The calamity of Iraq has not even won us cheap oil

We knew the war was built on lies - but to have increased petrol prices as well as terror will surely seal history's verdict

Geoffrey Wheatcroft
Friday November 2, 2007
The Guardian

".....Finally there is what has sometimes been dismissed as a conspiracy theory: that it was really a war for oil. This idea looks a little less cranky now that Alan Greenspan, the former head of the Federal Reserve Board, has acknowledged "what everyone knows: the Iraq war is largely about oil". But here again, there was no need to await his verdict. After all, the most powerful man in British politics had told us the same thing even before the war began. "The greatest thing to come out of this for the world economy," said Rupert Murdoch, "would be $20 a barrel for oil."

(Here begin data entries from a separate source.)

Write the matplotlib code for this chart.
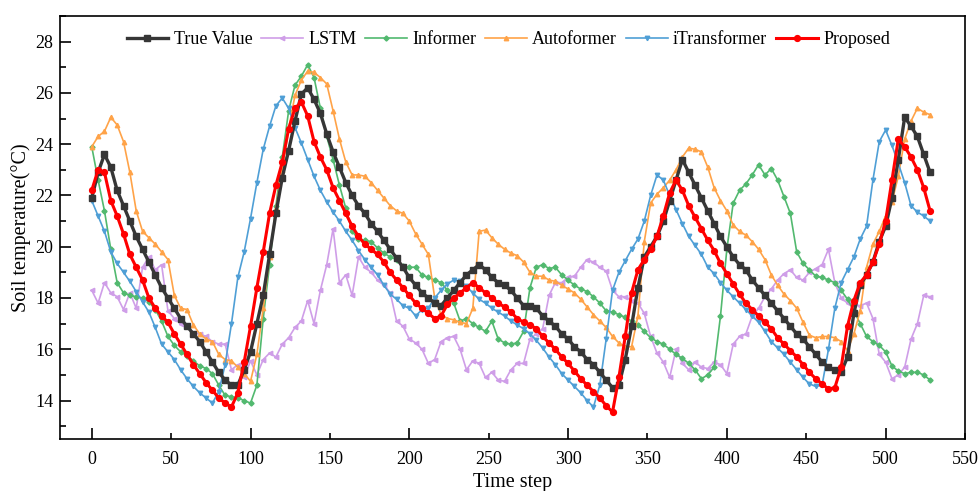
import numpy as np
import matplotlib
matplotlib.use("Agg")
import matplotlib.pyplot as plt
from matplotlib.ticker import MultipleLocator

plt.rcParams['font.family'] = ['Liberation Serif', 'DejaVu Serif']

# sampling interval of the stored series (time steps)
STEP = 4

true_value = [
    21.9, 22.9, 23.6, 23.1, 22.2, 21.6, 21.0, 20.4, 19.9, 19.4,
    18.9, 18.4, 18.0, 17.6, 17.2, 16.9, 16.6, 16.3, 15.9, 15.5,
    15.1, 14.8, 14.6, 14.6, 15.2, 15.9, 17.0, 18.1, 19.7, 21.3,
    22.7, 23.75, 24.9, 25.95, 26.2, 25.75, 25.2, 24.4, 23.7, 23.1,
    22.5, 22.0, 21.6, 21.3, 20.9, 20.6, 20.25, 19.9, 19.55, 19.2,
    18.8, 18.5, 18.2, 18.0, 17.8, 17.7, 18.0, 18.3, 18.6, 18.9,
    19.1, 19.3, 19.1, 18.8, 18.6, 18.5, 18.3, 18.0, 17.7, 17.7,
    17.6, 17.3, 17.1, 16.9, 16.6, 16.4, 16.1, 15.9, 15.6, 15.4,
    15.1, 14.8, 14.5, 14.6, 15.6, 16.9, 18.4, 19.6, 20.0, 20.4,
    21.0, 21.8, 22.6, 23.4, 22.9, 22.4, 21.9, 21.4, 20.9, 20.4,
    20.0, 19.6, 19.3, 19.1, 18.7, 18.4, 18.1, 17.8, 17.5, 17.2,
    16.9, 16.6, 16.4, 16.1, 15.8, 15.5, 15.3, 15.2, 15.1, 15.7,
    17.4, 18.5, 18.9, 19.4, 20.2, 20.8, 21.9, 23.4, 25.05, 24.7,
    24.3, 23.6, 22.9,
]

lstm = [
    18.3, 17.8, 18.6, 18.2, 18.05, 17.55, 18.2, 17.6, 19.2, 19.6,
    19.1, 19.3, 17.5, 17.2, 17.0, 16.85, 16.65, 16.6, 16.5, 16.3,
    16.2, 16.2, 15.2, 15.4, 14.9, 15.55, 15.0, 15.6, 15.85, 15.7,
    16.2, 16.45, 16.85, 17.1, 17.9, 17.0, 18.3, 19.3, 20.7, 18.6,
    18.9, 18.1, 19.6, 19.2, 19.0, 18.7, 18.5, 18.2, 17.1, 16.9,
    16.4, 16.25, 16.0, 15.45, 15.6, 16.3, 16.45, 16.5, 16.0, 15.2,
    15.55, 15.45, 14.9, 15.1, 14.8, 14.75, 15.2, 15.45, 15.45, 16.4,
    16.6, 16.8, 18.1, 18.6, 18.6, 18.8, 18.85, 19.2, 19.5, 19.4,
    19.2, 19.05, 18.3, 18.05, 18.05, 17.9, 17.8, 17.4, 16.5, 15.85,
    15.5, 14.9, 16.0, 15.45, 15.2, 15.5, 15.3, 15.25, 15.5, 15.4,
    15.05, 16.2, 16.5, 16.6, 17.3, 17.6, 18.05, 18.35, 18.7, 18.95,
    19.1, 18.8, 18.7, 19.0, 19.15, 19.3, 19.9, 18.6, 18.0, 17.8,
    17.75, 17.7, 17.8, 17.2, 15.8, 15.5, 14.85, 15.0, 15.3, 16.4,
    17.0, 18.1, 18.05,
]

informer = [
    23.9, 22.6, 21.4, 19.9, 18.6, 18.2, 18.1, 18.05, 18.0, 17.85,
    17.55, 17.1, 16.5, 16.15, 15.9, 15.75, 15.55, 15.35, 15.25, 15.05,
    14.6, 14.2, 14.15, 14.1, 14.0, 13.9, 14.6, 17.2, 19.3, 21.6,
    23.5, 25.3, 26.3, 26.65, 27.1, 26.6, 25.4, 24.3, 23.4, 22.4,
    21.5, 20.6, 20.3, 20.25, 20.2, 19.95, 19.75, 19.6, 19.5, 19.25,
    19.2, 19.2, 18.9, 18.8, 18.7, 18.6, 18.3, 17.8, 17.1, 17.2,
    17.0, 16.85, 16.7, 17.1, 16.4, 16.25, 16.2, 16.25, 16.7, 18.4,
    19.2, 19.3, 19.15, 19.2, 18.9, 18.7, 18.5, 18.35, 18.25, 18.05,
    17.8, 17.5, 17.45, 17.35, 17.25, 17.1, 16.95, 16.7, 16.45, 16.3,
    16.2, 16.0, 15.8, 15.65, 15.45, 15.2, 14.85, 15.0, 15.3, 17.3,
    19.9, 21.7, 22.2, 22.45, 22.8, 23.2, 22.8, 23.05, 22.6, 21.95,
    21.3, 19.8, 19.35, 19.1, 18.85, 18.8, 18.7, 18.6, 18.3, 17.95,
    17.5, 17.0, 16.5, 16.3, 16.15, 15.9, 15.35, 15.15, 15.05, 15.1,
    15.1, 15.0, 14.8,
]

autoformer = [
    23.9, 24.3, 24.5, 25.05, 24.75, 24.1, 22.9, 21.4, 20.6, 20.35,
    20.1, 19.8, 19.5, 18.1, 17.6, 17.55, 16.95, 16.6, 16.4, 16.3,
    15.8, 15.6, 15.55, 15.3, 15.05, 14.75, 15.8, 17.6, 19.6, 21.5,
    23.0, 24.6, 25.9, 26.5, 26.85, 26.8, 26.6, 26.35, 25.3, 24.2,
    23.3, 22.8, 22.8, 22.75, 22.5, 22.2, 21.9, 21.6, 21.4, 21.3,
    21.0, 20.5, 20.1, 19.7, 18.0, 17.35, 17.2, 17.15, 17.05, 17.0,
    17.6, 20.6, 20.65, 20.35, 20.1, 19.9, 19.75, 19.65, 19.4, 19.0,
    18.85, 18.85, 18.7, 18.65, 18.5, 18.35, 18.2, 17.95, 17.65, 17.35,
    17.1, 16.85, 16.5, 16.25, 16.1, 16.1, 17.3, 20.2, 21.7, 22.05,
    22.3, 22.6, 23.0, 23.5, 23.85, 23.8, 23.7, 23.1, 22.3, 21.8,
    21.4, 20.85, 20.6, 20.45, 20.2, 19.9, 19.5, 18.9, 18.5, 18.15,
    17.9, 17.6, 17.05, 16.55, 16.45, 16.5, 16.5, 16.45, 16.3, 15.95,
    16.6, 17.5, 19.2, 20.1, 20.6, 21.2, 21.75, 22.75, 24.2, 24.9,
    25.4, 25.25, 25.15,
]

itransformer = [
    21.8, 21.2, 20.6, 19.8, 19.35, 19.0, 18.65, 18.25, 17.85, 17.45,
    16.85, 16.2, 15.9, 15.6, 15.2, 14.85, 14.55, 14.3, 14.1, 13.9,
    14.35, 15.4, 17.0, 18.8, 19.8, 21.1, 22.5, 23.8, 24.7, 25.5,
    25.8, 25.4, 24.65, 24.05, 23.4, 22.75, 22.2, 21.75, 21.35, 21.0,
    20.6, 20.25, 19.85, 19.5, 19.2, 18.9, 18.5, 18.15, 17.95, 17.7,
    17.6, 17.3, 17.55, 17.6, 18.0, 18.3, 18.55, 18.7, 18.65, 18.45,
    18.2, 17.95, 17.8, 17.6, 17.45, 17.3, 17.1, 16.95, 16.8, 16.6,
    16.35, 16.05, 15.7, 15.4, 15.05, 14.8, 14.55, 14.3, 14.0, 13.75,
    14.6, 16.4, 18.3, 19.0, 19.45, 19.9, 20.3, 21.0, 22.0, 22.8,
    22.6, 22.0, 21.45, 20.9, 20.4, 20.05, 19.7, 19.2, 18.95, 18.6,
    18.3, 18.05, 17.8, 17.55, 17.3, 17.05, 16.7, 16.3, 16.05, 15.8,
    15.5, 15.2, 14.9, 14.65, 14.55, 14.6, 16.0, 17.6, 18.6, 19.1,
    19.6, 20.3, 20.8, 22.6, 24.1, 24.55, 23.95, 23.25, 22.5, 21.6,
    21.35, 21.2, 21.0,
]

proposed = [
    22.2, 23.0, 22.9, 21.8, 21.2, 20.5, 19.7, 19.2, 18.7, 18.0,
    17.6, 17.3, 17.05, 16.6, 16.2, 15.8, 15.4, 15.05, 14.7, 14.4,
    14.1, 13.9, 13.75, 14.3, 15.5, 16.9, 18.4, 19.8, 21.3, 22.4,
    23.3, 24.6, 25.4, 25.65, 25.1, 24.1, 23.5, 23.0, 22.3, 21.8,
    21.3, 20.8, 20.4, 20.1, 19.9, 19.7, 19.4, 19.0, 18.7, 18.4,
    18.1, 17.8, 17.6, 17.4, 17.2, 17.3, 17.75, 18.0, 18.2, 18.4,
    18.6, 18.4, 18.2, 18.0, 17.8, 17.65, 17.45, 17.2, 17.05, 16.95,
    16.8, 16.5, 16.25, 16.0, 15.7, 15.45, 15.15, 14.85, 14.6, 14.35,
    14.1, 13.8, 13.55, 14.9, 16.5, 18.2, 19.1, 19.5, 19.9, 20.4,
    21.2, 22.1, 22.6, 22.2, 21.6, 21.15, 20.7, 20.25, 19.85, 19.35,
    18.95, 18.55, 18.15, 17.8, 17.55, 17.3, 17.05, 16.8, 16.45, 16.2,
    15.95, 15.7, 15.4, 15.1, 14.85, 14.65, 14.45, 14.5, 15.3, 16.9,
    17.9, 18.6, 18.9, 19.4, 20.1, 21.0, 22.6, 24.2, 23.9, 23.5,
    23.0, 22.3, 21.4,
]

series = [
    ("True Value", true_value, dict(color="#363636", marker="s", ms=4.2, lw=2.4, zorder=5)),
    ("LSTM", lstm, dict(color="#cf9ee8", marker="<", ms=3.2, lw=1.2, zorder=3)),
    ("Informer", informer, dict(color="#52b96f", marker="D", ms=2.6, lw=1.2, zorder=3)),
    ("Autoformer", autoformer, dict(color="#ffa348", marker="^", ms=3.2, lw=1.2, zorder=3)),
    ("iTransformer", itransformer, dict(color="#4f9fd6", marker="v", ms=3.2, lw=1.2, zorder=3)),
    ("Proposed", proposed, dict(color="#ff0000", marker="o", ms=4.2, lw=2.2, zorder=6)),
]

fig = plt.figure(figsize=(9.79, 4.91), dpi=100)
ax = fig.add_axes([60 / 979, 1 - 439 / 491, (965 - 60) / 979, (439 - 16) / 491])

for label, values, style in series:
    steps = np.arange(len(values)) * STEP
    ax.plot(steps, values, label=label, **style)

ax.set_xlim(-20, 550)
ax.set_ylim(12.5, 29)

# long ticks every 100, short labelled ticks in between
ax.set_xticks(np.arange(0, 501, 100))
ax.set_xticks(np.arange(50, 551, 100), labels=[str(v) for v in range(50, 551, 100)], minor=True)
ax.set_yticks(np.arange(14, 29, 2))
ax.yaxis.set_minor_locator(MultipleLocator(1))

ax.tick_params(which="major", direction="in", length=8, width=1.2, labelsize=13)
ax.tick_params(which="minor", direction="in", length=4, width=1.2, labelsize=13)
ax.tick_params(axis="x", which="both", pad=9)
ax.tick_params(axis="y", which="both", pad=5)
ax.tick_params(top=False, right=False)
for sp in ax.spines.values():
    sp.set_linewidth(1.2)

ax.set_xlabel("Time step", fontsize=14.5, labelpad=3)
ax.set_ylabel("Soil temperature(\u00b0C)", fontsize=14.5, labelpad=3)

ax.legend(loc="center", bbox_to_anchor=(0.4955, (439 - 40) / 423), ncol=6, frameon=False,
          fontsize=13, handlelength=2.3, handletextpad=0.3, columnspacing=0.5)

fig.savefig("out.png", dpi=100)
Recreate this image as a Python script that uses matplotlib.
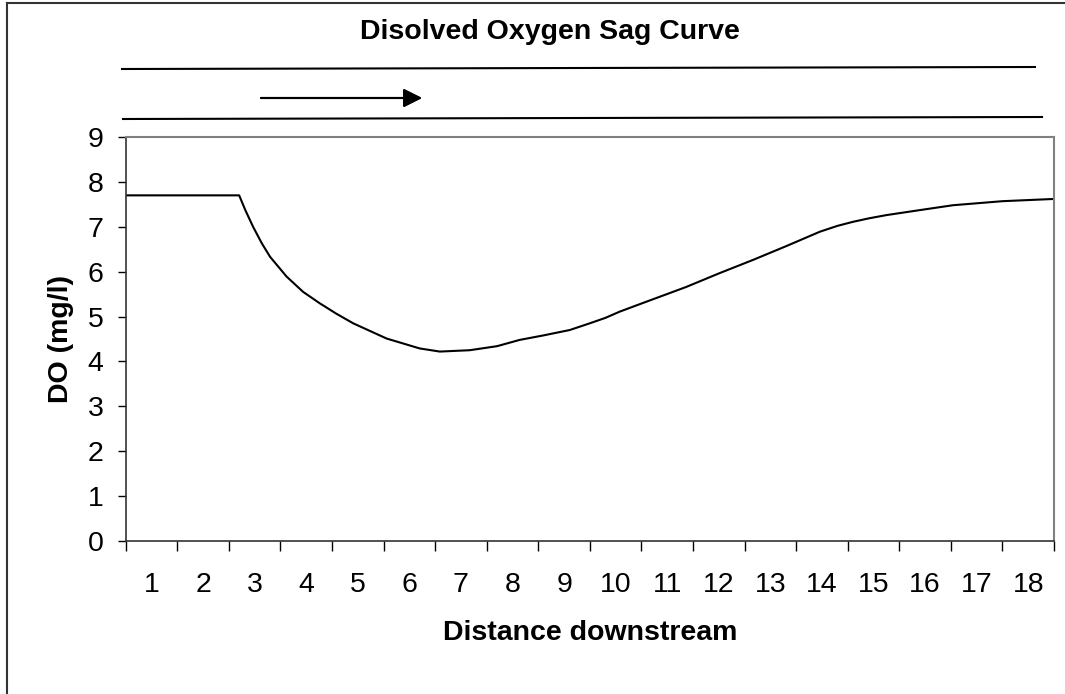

And so, on top of the whole list of false predictions and collapsed justifications, we have this final absurdity. As both Greenspan and Murdoch have very likely noticed, the price of oil hit a record $96 a barrel yesterday, and is still going up.

In April 2003, our previous prime minister confidently pronounced that "just as we had a strategy for war, so we have a strategy for peace". It is not pre-empting the judgment of history to say with even greater confidence that no good whatever has come out of this war, that no single good reason for it can any longer be adduced - and that "we" had never had any plan at all, not to say the faintest idea what "we" were doing."